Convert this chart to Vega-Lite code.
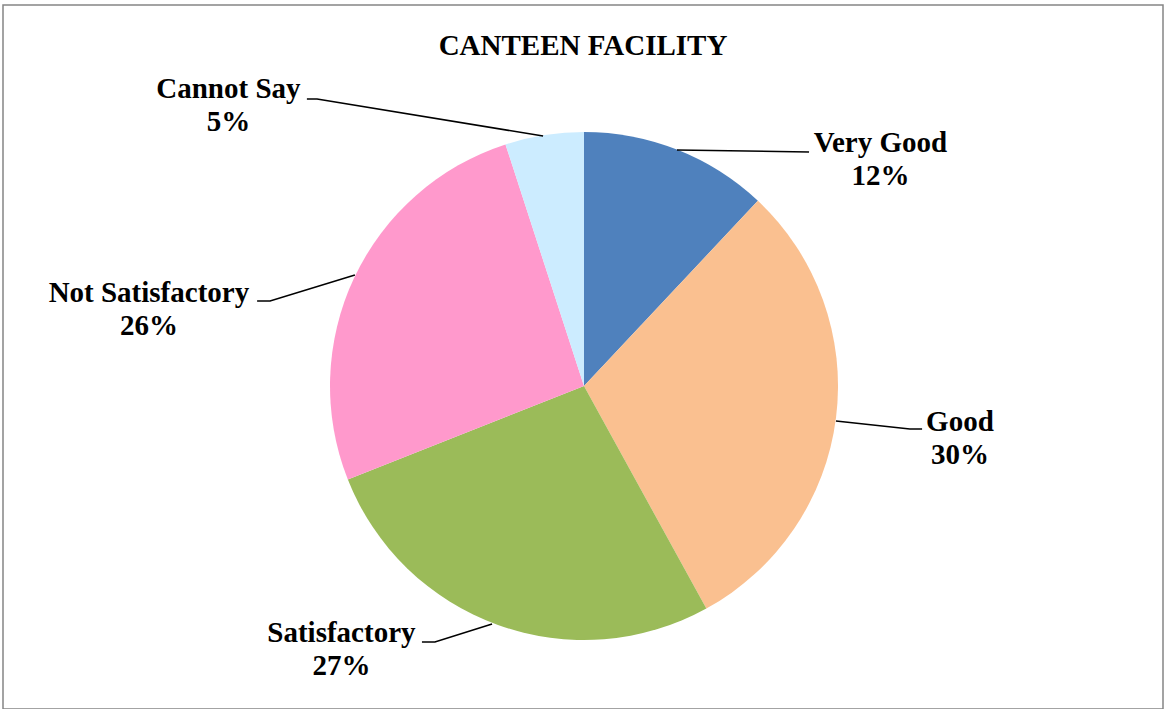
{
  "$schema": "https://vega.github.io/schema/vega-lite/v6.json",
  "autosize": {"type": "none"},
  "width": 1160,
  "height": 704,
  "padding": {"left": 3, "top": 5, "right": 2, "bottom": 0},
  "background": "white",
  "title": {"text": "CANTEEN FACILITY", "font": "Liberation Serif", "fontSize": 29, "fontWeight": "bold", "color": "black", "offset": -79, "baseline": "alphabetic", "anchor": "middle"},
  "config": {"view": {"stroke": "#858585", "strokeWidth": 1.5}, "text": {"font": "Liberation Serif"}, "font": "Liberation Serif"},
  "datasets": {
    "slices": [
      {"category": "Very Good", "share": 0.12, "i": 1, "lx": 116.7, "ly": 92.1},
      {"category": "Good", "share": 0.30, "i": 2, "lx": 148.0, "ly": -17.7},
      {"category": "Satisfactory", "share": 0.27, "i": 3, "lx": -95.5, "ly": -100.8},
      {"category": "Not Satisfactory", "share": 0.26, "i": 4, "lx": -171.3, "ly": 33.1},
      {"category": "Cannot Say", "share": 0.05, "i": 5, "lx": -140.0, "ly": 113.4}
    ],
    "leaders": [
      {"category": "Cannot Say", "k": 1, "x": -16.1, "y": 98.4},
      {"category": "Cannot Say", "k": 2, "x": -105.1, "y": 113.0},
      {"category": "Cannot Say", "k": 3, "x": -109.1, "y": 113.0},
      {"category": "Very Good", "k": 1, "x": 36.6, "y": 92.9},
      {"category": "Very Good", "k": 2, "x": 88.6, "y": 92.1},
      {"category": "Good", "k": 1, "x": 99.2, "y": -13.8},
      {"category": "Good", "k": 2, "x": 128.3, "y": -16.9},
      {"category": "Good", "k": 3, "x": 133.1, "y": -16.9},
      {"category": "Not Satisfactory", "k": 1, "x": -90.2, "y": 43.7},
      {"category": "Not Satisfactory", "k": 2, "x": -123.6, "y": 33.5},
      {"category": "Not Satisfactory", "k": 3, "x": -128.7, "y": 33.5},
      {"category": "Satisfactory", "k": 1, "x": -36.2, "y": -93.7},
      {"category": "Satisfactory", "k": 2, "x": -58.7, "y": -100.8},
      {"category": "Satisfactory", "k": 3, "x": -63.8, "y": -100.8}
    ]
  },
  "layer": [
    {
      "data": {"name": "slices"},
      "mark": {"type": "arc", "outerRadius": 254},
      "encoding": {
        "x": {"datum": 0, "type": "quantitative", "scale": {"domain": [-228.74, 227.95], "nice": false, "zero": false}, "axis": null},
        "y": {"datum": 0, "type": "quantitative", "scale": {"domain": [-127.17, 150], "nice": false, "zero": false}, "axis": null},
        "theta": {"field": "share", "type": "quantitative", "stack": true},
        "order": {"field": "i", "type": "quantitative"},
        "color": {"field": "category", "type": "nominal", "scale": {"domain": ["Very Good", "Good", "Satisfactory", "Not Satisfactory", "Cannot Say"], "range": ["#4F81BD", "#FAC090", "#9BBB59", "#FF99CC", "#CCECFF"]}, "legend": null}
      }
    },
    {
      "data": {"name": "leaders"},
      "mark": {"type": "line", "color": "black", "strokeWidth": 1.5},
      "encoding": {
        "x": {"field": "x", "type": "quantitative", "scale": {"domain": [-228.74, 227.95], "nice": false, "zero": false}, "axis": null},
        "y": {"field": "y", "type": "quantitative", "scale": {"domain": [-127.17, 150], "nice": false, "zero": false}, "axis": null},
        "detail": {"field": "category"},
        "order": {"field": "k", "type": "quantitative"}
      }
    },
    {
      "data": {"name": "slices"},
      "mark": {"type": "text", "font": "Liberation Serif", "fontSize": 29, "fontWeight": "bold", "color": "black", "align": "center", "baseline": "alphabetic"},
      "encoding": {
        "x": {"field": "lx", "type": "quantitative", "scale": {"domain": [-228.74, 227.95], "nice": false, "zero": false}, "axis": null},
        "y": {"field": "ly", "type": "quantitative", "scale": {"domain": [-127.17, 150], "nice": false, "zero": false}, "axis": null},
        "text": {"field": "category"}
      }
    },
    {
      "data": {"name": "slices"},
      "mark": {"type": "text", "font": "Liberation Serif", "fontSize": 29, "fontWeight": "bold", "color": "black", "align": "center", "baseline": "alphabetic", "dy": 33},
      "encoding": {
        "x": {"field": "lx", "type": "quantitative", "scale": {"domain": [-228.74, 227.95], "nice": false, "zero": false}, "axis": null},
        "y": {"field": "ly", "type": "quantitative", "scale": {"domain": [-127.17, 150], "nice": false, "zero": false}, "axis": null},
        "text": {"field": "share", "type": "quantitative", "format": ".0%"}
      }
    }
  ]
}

** Work to be completed **
Repeat all of the data above word for word, minus the pictures.

** The answer **
Convert this chart to Vega-Lite code.
{
  "$schema": "https://vega.github.io/schema/vega-lite/v6.json",
  "autosize": {"type": "none"},
  "width": 1160,
  "height": 704,
  "padding": {"left": 3, "top": 5, "right": 2, "bottom": 0},
  "background": "white",
  "title": {"text": "CANTEEN FACILITY", "font": "Liberation Serif", "fontSize": 29, "fontWeight": "bold", "color": "black", "offset": -79, "baseline": "alphabetic", "anchor": "middle"},
  "config": {"view": {"stroke": "#858585", "strokeWidth": 1.5}, "text": {"font": "Liberation Serif"}, "font": "Liberation Serif"},
  "datasets": {
    "slices": [
      {"category": "Very Good", "share": 0.12, "i": 1, "lx": 116.7, "ly": 92.1},
      {"category": "Good", "share": 0.30, "i": 2, "lx": 148.0, "ly": -17.7},
      {"category": "Satisfactory", "share": 0.27, "i": 3, "lx": -95.5, "ly": -100.8},
      {"category": "Not Satisfactory", "share": 0.26, "i": 4, "lx": -171.3, "ly": 33.1},
      {"category": "Cannot Say", "share": 0.05, "i": 5, "lx": -140.0, "ly": 113.4}
    ],
    "leaders": [
      {"category": "Cannot Say", "k": 1, "x": -16.1, "y": 98.4},
      {"category": "Cannot Say", "k": 2, "x": -105.1, "y": 113.0},
      {"category": "Cannot Say", "k": 3, "x": -109.1, "y": 113.0},
      {"category": "Very Good", "k": 1, "x": 36.6, "y": 92.9},
      {"category": "Very Good", "k": 2, "x": 88.6, "y": 92.1},
      {"category": "Good", "k": 1, "x": 99.2, "y": -13.8},
      {"category": "Good", "k": 2, "x": 128.3, "y": -16.9},
      {"category": "Good", "k": 3, "x": 133.1, "y": -16.9},
      {"category": "Not Satisfactory", "k": 1, "x": -90.2, "y": 43.7},
      {"category": "Not Satisfactory", "k": 2, "x": -123.6, "y": 33.5},
      {"category": "Not Satisfactory", "k": 3, "x": -128.7, "y": 33.5},
      {"category": "Satisfactory", "k": 1, "x": -36.2, "y": -93.7},
      {"category": "Satisfactory", "k": 2, "x": -58.7, "y": -100.8},
      {"category": "Satisfactory", "k": 3, "x": -63.8, "y": -100.8}
    ]
  },
  "layer": [
    {
      "data": {"name": "slices"},
      "mark": {"type": "arc", "outerRadius": 254},
      "encoding": {
        "x": {"datum": 0, "type": "quantitative", "scale": {"domain": [-228.74, 227.95], "nice": false, "zero": false}, "axis": null},
        "y": {"datum": 0, "type": "quantitative", "scale": {"domain": [-127.17, 150], "nice": false, "zero": false}, "axis": null},
        "theta": {"field": "share", "type": "quantitative", "stack": true},
        "order": {"field": "i", "type": "quantitative"},
        "color": {"field": "category", "type": "nominal", "scale": {"domain": ["Very Good", "Good", "Satisfactory", "Not Satisfactory", "Cannot Say"], "range": ["#4F81BD", "#FAC090", "#9BBB59", "#FF99CC", "#CCECFF"]}, "legend": null}
      }
    },
    {
      "data": {"name": "leaders"},
      "mark": {"type": "line", "color": "black", "strokeWidth": 1.5},
      "encoding": {
        "x": {"field": "x", "type": "quantitative", "scale": {"domain": [-228.74, 227.95], "nice": false, "zero": false}, "axis": null},
        "y": {"field": "y", "type": "quantitative", "scale": {"domain": [-127.17, 150], "nice": false, "zero": false}, "axis": null},
        "detail": {"field": "category"},
        "order": {"field": "k", "type": "quantitative"}
      }
    },
    {
      "data": {"name": "slices"},
      "mark": {"type": "text", "font": "Liberation Serif", "fontSize": 29, "fontWeight": "bold", "color": "black", "align": "center", "baseline": "alphabetic"},
      "encoding": {
        "x": {"field": "lx", "type": "quantitative", "scale": {"domain": [-228.74, 227.95], "nice": false, "zero": false}, "axis": null},
        "y": {"field": "ly", "type": "quantitative", "scale": {"domain": [-127.17, 150], "nice": false, "zero": false}, "axis": null},
        "text": {"field": "category"}
      }
    },
    {
      "data": {"name": "slices"},
      "mark": {"type": "text", "font": "Liberation Serif", "fontSize": 29, "fontWeight": "bold", "color": "black", "align": "center", "baseline": "alphabetic", "dy": 33},
      "encoding": {
        "x": {"field": "lx", "type": "quantitative", "scale": {"domain": [-228.74, 227.95], "nice": false, "zero": false}, "axis": null},
        "y": {"field": "ly", "type": "quantitative", "scale": {"domain": [-127.17, 150], "nice": false, "zero": false}, "axis": null},
        "text": {"field": "share", "type": "quantitative", "format": ".0%"}
      }
    }
  ]
}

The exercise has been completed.